Is conversation just communication strategy lite?
Communication isn’t conversation any more than sex is love. Communication is a technical and mechanical process, a series of tasks and actions that improve the flow and transfer of information. The primary objective is to deliver a message, usually to drive to some form of action.
Conversations are a human process. The relationship is as much the point as any topic of discussion. Conversations are expressions of emotions, connectedness, ideas and desires.
Communication is, of course, vitally important to the success of the transformation project, but what happens after the message is delivered? What are people saying? Is the language that of understanding, support, excitement or confusion, skepticism, fear or resentment? Are the right people talking to the right people? Are there pockets of silence where nothing is being discussed at all? Communication conveys the details; conversations help to drive their meaning home.
Conversations are powerful. Their power can be seen in gossip – an unhealthy form of conversation – and the grapevine where information can spread much faster than even the most well-planned communication campaign.
The purpose and vision of a digital transformation for the organisation can be conveyed through communication, but conversations make the process of change personal and real.
Why digital transformations fail
Other than misunderstanding a digital transformation as a technology project, the other misunderstanding relates to the the term ‘transformation’.
Transformations are all-encompassing changes; skills, processes, policies, workflows, resource requirements, relationships, methodologies, practices and norms – these must be revised, reset and reviewed. Familiarity and security of old ways, however, makes them sticky and hard for people to let go. That can lead to the continual winding back of the transformation plan to the point that they become a patchwork of old and new.
Under traditional management, managers do the doing; the people are done to. Managers lead, instruct, inspire, give feedback to, motivate, coach – everyone else receives.
Transformation is a collaborative, not a submissive, process. People must be contributors to the change, they can’t be passively compliant. The scope of the change requires it. If traditional management is planning a holiday in another country, transformation is the equivalent of relocating to another country.
Traditional management isn’t equipped to deal with transformation; it has always been a function of improvement – incremental, not transformative change.
After years of top-down communication given organisational priority, managers – and their employees – have not developed the ability for deep conversation. All the focus has been on communication, a mainly cold and sterile process. Conversations have faded into mostly superficial interchanges devoid of concern, understanding and empathy.
The organisational over-emphasis on communication has turned people into fact receptacles instead of inviting them to enter an exchange as thinking and sensate beings. Conversations open up the possibility of interacting on both these fronts. What should be a genuine conversation opener: “How are you?” has become little more than an empty formality, a preamble to a communication. When was the last time you were able to answer something other than the expected, “Fine, thanks”?

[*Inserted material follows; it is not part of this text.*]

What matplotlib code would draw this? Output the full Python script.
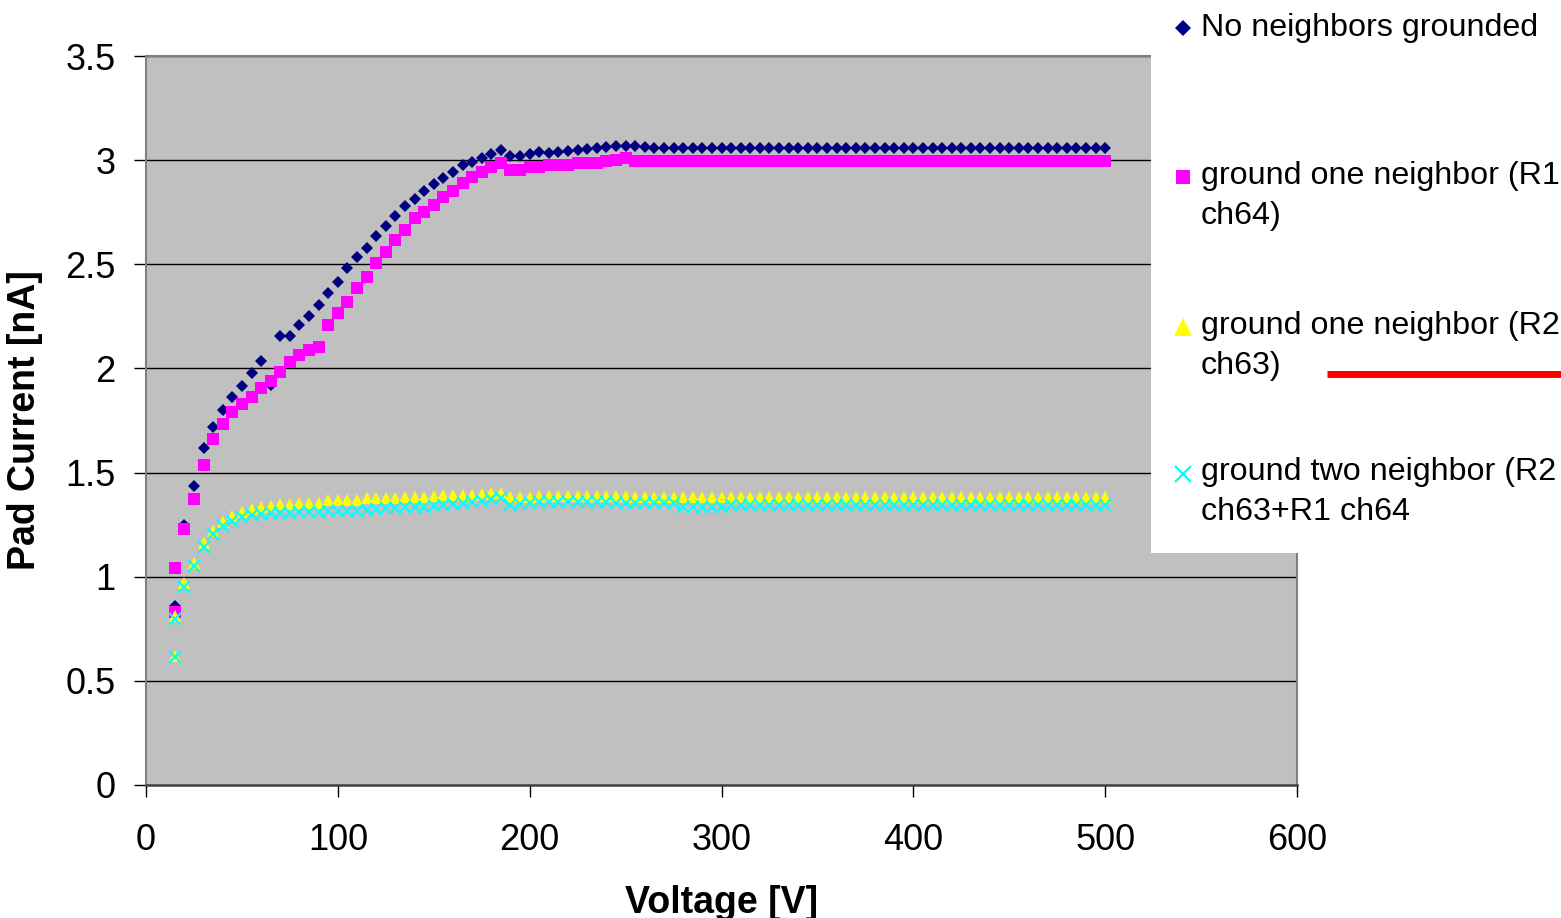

Before you undertake your digital transformation, start with conversations. It not only builds common understanding of the direction your transformation should take, it creates buy-in and strengthens the relationship that your transformation project should be working to improve.
Conversations are a window to the mind. With a little help and preparation, you don’t just glean information, you can form understanding. Before you embark on a difficult journey, insight and understanding aren’t just a luxury. They can be the difference between success and being in the failed 84% of digital transformation failure.